Wednesday, January 6, 2010

Congress likely to play ping pong

I always thought that ping pong was a sport people played with paddles and a small ball. Some people even called it table tennis. Silly me. Now I know better. It looks increasingly likely that Congress will be playing ping pong with health reform.

After both the House and the Senate passed their own versions of health reform late in 2009, many presumed that each chamber would appoint representatives to a formal House-Senate conference committee. This committee would then iron out the differences between the two versions and come up with a final health reform bill to be voted on, yet again, by each chamber and then, at long last, sent to the President for his signature.

Now, it looks like Democratic leaders will not go the conference committee route and will instead “ping pong” (and not the game also known as table tennis). Under ping ponging, “the chambers send legislation back and forth to one another until they finally have an agreed-upon version of the bill. But even ping-ponging can take different forms and some people use the term generically to refer to any informal negotiations.” In fact, there could still be full negotiations but no formal conference.

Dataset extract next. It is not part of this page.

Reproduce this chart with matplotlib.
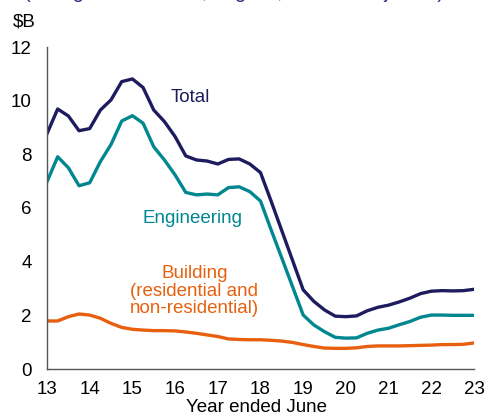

At this point, you might be asking yourself what difference all of this makes. Formal conference committee or ping pong, who cares? Apparently, by ping ponging, instead of having a formal conference committee with all that entails, Democratic leadership can bypass a number of procedural hurdles and deliver a final bill to President Obama’s desk much more quickly than it otherwise could. In fact, some people suggest that it could all happen by late January/early February. We’ll have to wait and see about that but there’s no doubt that things could start to happen quickly now. Almost as fast as the game of ping pong itself.